A growing share of the web is not written for people at all. Pages dense with navigation menus, sortable tables, affiliate link grids, and structured data lists have become a dominant format across consumer-facing publishing - optimized for automated processing rather than human comprehension. The result is a class of content that technically exists on the internet but delivers little genuine understanding to the reader who lands on it.
What These Pages Actually Are
The architecture of a comparison page, a product roundup, or a structured directory follows a recognizable pattern: a header, a filtering mechanism, a table of options with brief attribute columns, and a row of outbound links that generate revenue when clicked. Prose, when present, is sparse and formulaic - often a single introductory paragraph written to satisfy indexing criteria rather than to inform.

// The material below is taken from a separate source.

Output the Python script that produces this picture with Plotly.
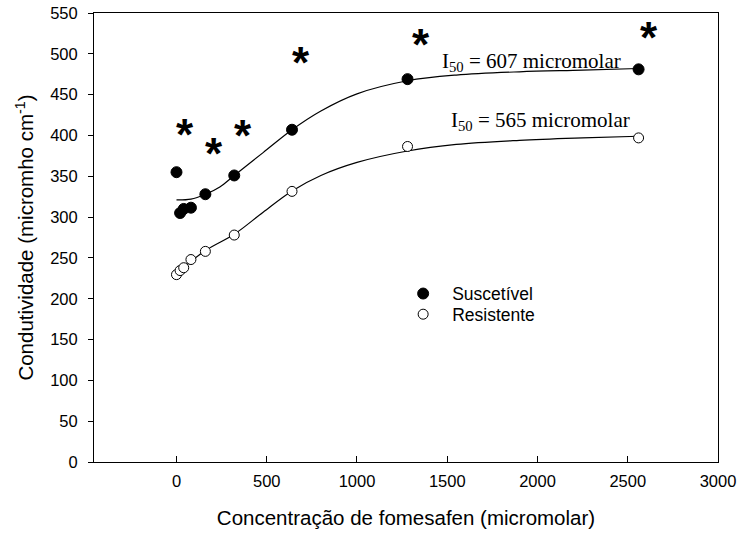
import plotly.graph_objects as go

# ---- data ----
conc = [0, 20, 40, 80, 160, 320, 640, 1280, 2560]
suscetivel = [355, 305, 310, 311.5, 328, 351, 407, 469, 481]
resistente = [229.5, 234.5, 238, 248, 258, 278, 331.5, 386.5, 397]

fit_s_x = [0, 80, 160, 240, 320, 480, 640, 800, 1000, 1280, 1550, 1900, 2250, 2560]
fit_s_y = [321, 322, 328, 337, 351, 379, 407, 430, 451, 467, 474, 478, 480, 482]
fit_r_x = [0, 160, 320, 480, 640, 800, 1000, 1280, 1550, 1900, 2250, 2560]
fit_r_y = [231, 259, 279, 306, 332, 351, 367, 381, 389, 394, 397, 399]

ast_x = [46, 207, 369, 689, 1353, 2620]
ast_y = [410, 387, 408.5, 498.5, 520, 528]

i50_labels = ["I<sub>50</sub> = 607 micromolar", "I<sub>50</sub> = 565 micromolar"]
i50_x = [1968, 2014]
i50_y = [490, 418]

x_ticks = [0, 500, 1000, 1500, 2000, 2500, 3000]
y_ticks = [0, 50, 100, 150, 200, 250, 300, 350, 400, 450, 500, 550]

SANS = "Liberation Sans, Arial, sans-serif"
SERIF = "Liberation Serif, Times New Roman, serif"

fig = go.Figure()

fig.add_trace(go.Scatter(x=fit_s_x, y=fit_s_y, mode="lines", line=dict(color="black", width=1.2, shape="spline"),
                         showlegend=False, hoverinfo="skip"))
fig.add_trace(go.Scatter(x=fit_r_x, y=fit_r_y, mode="lines", line=dict(color="black", width=1.2, shape="spline"),
                         showlegend=False, hoverinfo="skip"))
fig.add_trace(go.Scatter(x=conc, y=suscetivel, mode="markers", name="Suscetível", legend="legend",
                         marker=dict(symbol="circle", size=11, color="black", line=dict(color="black", width=1))))
fig.add_trace(go.Scatter(x=conc, y=resistente, mode="markers", name="Resistente", legend="legend2",
                         marker=dict(symbol="circle", size=10, color="white", line=dict(color="black", width=1))))

for ax, ay in zip(ast_x, ast_y):
    fig.add_annotation(x=ax, y=ay, text="<b>*</b>", showarrow=False, xanchor="center", yanchor="middle",
                       yshift=-7, font=dict(family=SANS, size=44, color="black"))

for t, tx, ty in zip(i50_labels, i50_x, i50_y):
    fig.add_annotation(x=tx, y=ty, text=t, showarrow=False, xanchor="center", yanchor="middle",
                       font=dict(family=SERIF, size=21, color="black"))

leg_common = dict(xanchor="left", yanchor="top", bgcolor="rgba(0,0,0,0)",
                  font=dict(family=SANS, size=17.5, color="black"), itemwidth=48)

fig.update_layout(
    width=738, height=535,
    margin=dict(l=94, r=20, t=13, b=73),
    paper_bgcolor="white", plot_bgcolor="white",
    font=dict(family=SANS, size=16.5, color="black"),
    legend=dict(x=0.481, y=0.415, **leg_common),
    legend2=dict(x=0.481, y=0.369, **leg_common),
    xaxis=dict(range=[-457, 3000], tickvals=x_ticks, ticks="inside", ticklen=6, tickcolor="black",
               showline=True, linecolor="black", linewidth=1, mirror=True, showgrid=False, zeroline=False,
               ticklabelstandoff=4, automargin=False,
               title=dict(text="Concentração de fomesafen (micromolar)", font=dict(size=20.5), standoff=21)),
    yaxis=dict(range=[0, 550], tickvals=y_ticks, ticks="outside", ticklen=5, tickcolor="black",
               showline=True, linecolor="black", linewidth=1, mirror=True, showgrid=False, zeroline=False,
               ticklabelstandoff=7, automargin=False,
               title=dict(text="Condutividade (micromho cm<sup>-1</sup>)", font=dict(size=20.5), standoff=10)),
)

fig.write_html("out.html", config={"displayModeBar": False},
               post_script="document.body.style.margin='0';")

These formats are not inherently dishonest. Tables communicate certain kinds of structured information efficiently. A comparison of technical specifications across several products, for example, is legitimately served by a grid. The problem arises when the format substitutes for explanation rather than supplementing it - when a reader cannot tell, after visiting the page, why any of the options are better or worse suited to their situation.
The Affiliate Economy and Its Editorial Consequences
Much of this structural tendency is traceable to the commercial logic of affiliate publishing. When a page earns revenue by directing readers toward a purchase, the incentive is to present as many options as possible with minimal friction - not to provide the kind of analysis that might complicate or slow a decision. Depth costs time to produce and may reduce click-through rates if it introduces doubt.

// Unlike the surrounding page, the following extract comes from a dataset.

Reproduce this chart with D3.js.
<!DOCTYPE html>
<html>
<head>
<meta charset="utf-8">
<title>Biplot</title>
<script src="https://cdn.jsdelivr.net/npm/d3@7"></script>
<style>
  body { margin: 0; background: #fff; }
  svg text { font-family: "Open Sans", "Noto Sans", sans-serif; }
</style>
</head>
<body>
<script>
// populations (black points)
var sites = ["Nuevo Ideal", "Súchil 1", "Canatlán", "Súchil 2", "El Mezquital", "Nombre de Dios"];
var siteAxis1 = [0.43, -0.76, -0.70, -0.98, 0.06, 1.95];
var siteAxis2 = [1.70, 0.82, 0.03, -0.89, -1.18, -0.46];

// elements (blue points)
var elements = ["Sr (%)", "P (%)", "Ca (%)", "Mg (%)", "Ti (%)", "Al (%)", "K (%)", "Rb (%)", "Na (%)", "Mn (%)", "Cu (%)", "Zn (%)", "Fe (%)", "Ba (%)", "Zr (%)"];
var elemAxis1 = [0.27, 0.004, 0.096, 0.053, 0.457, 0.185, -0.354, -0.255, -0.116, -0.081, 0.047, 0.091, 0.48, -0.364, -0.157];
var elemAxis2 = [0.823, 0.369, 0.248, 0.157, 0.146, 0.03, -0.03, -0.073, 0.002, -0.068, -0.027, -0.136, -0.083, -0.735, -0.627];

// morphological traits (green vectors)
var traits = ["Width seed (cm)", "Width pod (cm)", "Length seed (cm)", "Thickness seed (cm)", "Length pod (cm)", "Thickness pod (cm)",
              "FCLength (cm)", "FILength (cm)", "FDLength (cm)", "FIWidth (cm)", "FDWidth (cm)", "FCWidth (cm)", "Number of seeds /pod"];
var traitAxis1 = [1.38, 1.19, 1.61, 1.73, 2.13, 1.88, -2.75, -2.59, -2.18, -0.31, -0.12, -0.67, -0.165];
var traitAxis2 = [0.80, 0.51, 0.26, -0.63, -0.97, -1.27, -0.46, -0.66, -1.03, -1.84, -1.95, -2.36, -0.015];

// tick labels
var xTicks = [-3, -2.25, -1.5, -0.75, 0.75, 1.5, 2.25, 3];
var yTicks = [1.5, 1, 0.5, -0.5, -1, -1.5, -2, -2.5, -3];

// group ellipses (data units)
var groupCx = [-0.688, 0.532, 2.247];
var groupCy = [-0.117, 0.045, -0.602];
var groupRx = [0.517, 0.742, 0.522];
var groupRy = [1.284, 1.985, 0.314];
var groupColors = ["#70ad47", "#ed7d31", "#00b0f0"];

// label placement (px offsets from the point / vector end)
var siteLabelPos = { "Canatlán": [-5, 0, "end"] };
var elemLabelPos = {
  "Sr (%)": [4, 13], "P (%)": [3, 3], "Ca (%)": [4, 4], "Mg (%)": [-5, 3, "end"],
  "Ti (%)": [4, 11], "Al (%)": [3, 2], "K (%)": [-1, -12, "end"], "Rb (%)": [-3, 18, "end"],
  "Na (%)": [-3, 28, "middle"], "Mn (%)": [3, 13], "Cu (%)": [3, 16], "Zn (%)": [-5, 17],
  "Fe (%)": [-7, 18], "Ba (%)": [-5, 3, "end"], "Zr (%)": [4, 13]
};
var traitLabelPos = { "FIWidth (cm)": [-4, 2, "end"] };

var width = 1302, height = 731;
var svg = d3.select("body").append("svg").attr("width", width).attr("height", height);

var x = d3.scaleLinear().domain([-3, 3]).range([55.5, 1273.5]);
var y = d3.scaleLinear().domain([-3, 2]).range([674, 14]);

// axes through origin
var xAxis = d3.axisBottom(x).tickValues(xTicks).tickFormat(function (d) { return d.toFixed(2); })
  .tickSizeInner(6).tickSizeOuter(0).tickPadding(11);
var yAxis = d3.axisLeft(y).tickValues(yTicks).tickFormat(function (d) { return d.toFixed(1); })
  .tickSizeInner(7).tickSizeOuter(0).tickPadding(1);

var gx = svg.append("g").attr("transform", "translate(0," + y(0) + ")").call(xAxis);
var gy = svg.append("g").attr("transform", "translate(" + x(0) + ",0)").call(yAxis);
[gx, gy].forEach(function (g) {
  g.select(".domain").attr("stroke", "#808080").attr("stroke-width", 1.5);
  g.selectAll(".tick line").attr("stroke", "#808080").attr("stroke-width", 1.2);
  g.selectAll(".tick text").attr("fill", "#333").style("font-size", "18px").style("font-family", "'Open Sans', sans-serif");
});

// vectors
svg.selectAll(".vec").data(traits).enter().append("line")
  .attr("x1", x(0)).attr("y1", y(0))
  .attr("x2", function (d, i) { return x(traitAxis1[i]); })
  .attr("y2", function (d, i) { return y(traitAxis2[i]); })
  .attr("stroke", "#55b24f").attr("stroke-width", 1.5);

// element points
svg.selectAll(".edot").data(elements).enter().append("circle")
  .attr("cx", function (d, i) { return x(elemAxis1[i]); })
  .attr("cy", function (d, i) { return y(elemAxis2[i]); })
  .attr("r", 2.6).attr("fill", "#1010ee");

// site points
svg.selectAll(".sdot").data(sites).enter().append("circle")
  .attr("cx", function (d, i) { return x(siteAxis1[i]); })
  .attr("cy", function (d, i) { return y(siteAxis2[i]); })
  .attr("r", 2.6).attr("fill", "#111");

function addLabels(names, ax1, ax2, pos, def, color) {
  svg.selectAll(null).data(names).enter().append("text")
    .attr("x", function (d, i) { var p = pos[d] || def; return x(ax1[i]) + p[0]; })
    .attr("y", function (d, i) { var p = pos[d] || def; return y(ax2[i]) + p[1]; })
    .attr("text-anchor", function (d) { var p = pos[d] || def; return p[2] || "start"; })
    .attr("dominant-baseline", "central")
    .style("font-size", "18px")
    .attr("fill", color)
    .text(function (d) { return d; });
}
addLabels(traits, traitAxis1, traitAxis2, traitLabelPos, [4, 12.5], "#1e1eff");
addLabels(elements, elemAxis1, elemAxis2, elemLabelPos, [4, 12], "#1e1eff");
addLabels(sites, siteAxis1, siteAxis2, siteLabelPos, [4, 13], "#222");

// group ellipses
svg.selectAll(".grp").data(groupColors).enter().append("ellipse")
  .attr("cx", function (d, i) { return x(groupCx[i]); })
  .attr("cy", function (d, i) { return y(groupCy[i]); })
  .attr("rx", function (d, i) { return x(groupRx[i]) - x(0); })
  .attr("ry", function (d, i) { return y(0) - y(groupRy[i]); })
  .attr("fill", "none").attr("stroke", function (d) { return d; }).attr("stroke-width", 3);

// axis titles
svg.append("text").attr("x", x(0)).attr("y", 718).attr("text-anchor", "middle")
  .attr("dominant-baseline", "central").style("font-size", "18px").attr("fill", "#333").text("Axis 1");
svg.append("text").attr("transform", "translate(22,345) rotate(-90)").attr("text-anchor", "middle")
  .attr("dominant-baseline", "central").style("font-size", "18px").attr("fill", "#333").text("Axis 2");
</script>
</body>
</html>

This has reshaped large portions of publishing that once produced substantive editorial content. Categories including personal finance, health products, software tools, and household goods now contain enormous volumes of pages whose primary function is transactional. The language on these pages is standardized, the criteria are rarely explained, and the editorial voice - if present - is largely indistinguishable from one publisher to the next.
What Readers Lose in the Transaction
The displacement of prose by structured lists carries costs that are not always visible at first. A table can tell a reader that one product weighs less than another or costs more per unit. It cannot explain why the heavier option might be better suited to a particular use, what trade-offs the manufacturer made in reducing weight, or what context would make the cheaper option a poor long-term choice. That kind of reasoning requires sentences - argument, qualification, evidence, and judgment.
Readers accustomed to receiving information in list form may not notice what is absent. But the cumulative effect of consuming structured content without explanatory prose is a reduced capacity to evaluate the information received. When criteria are never articulated, comparisons cannot be contested or even fully understood. A number in a table is not the same as knowledge.
Toward Content That Respects the Reader
The remedies here are not technical but editorial. Publishers capable of producing genuine analysis - background on how a category works, explanation of what distinguishes meaningful differences from superficial ones, honest acknowledgment of what is unknown or contested - consistently produce content that serves readers more fully than any structured list can.
This does not require abandoning tables or structured formats where they are genuinely useful. It requires treating them as tools within an explanatory framework rather than as replacements for one. Readers who arrive at a page with a real question deserve to leave with a real answer - not a grid of options and a set of links that redirect them elsewhere to ask the same question again.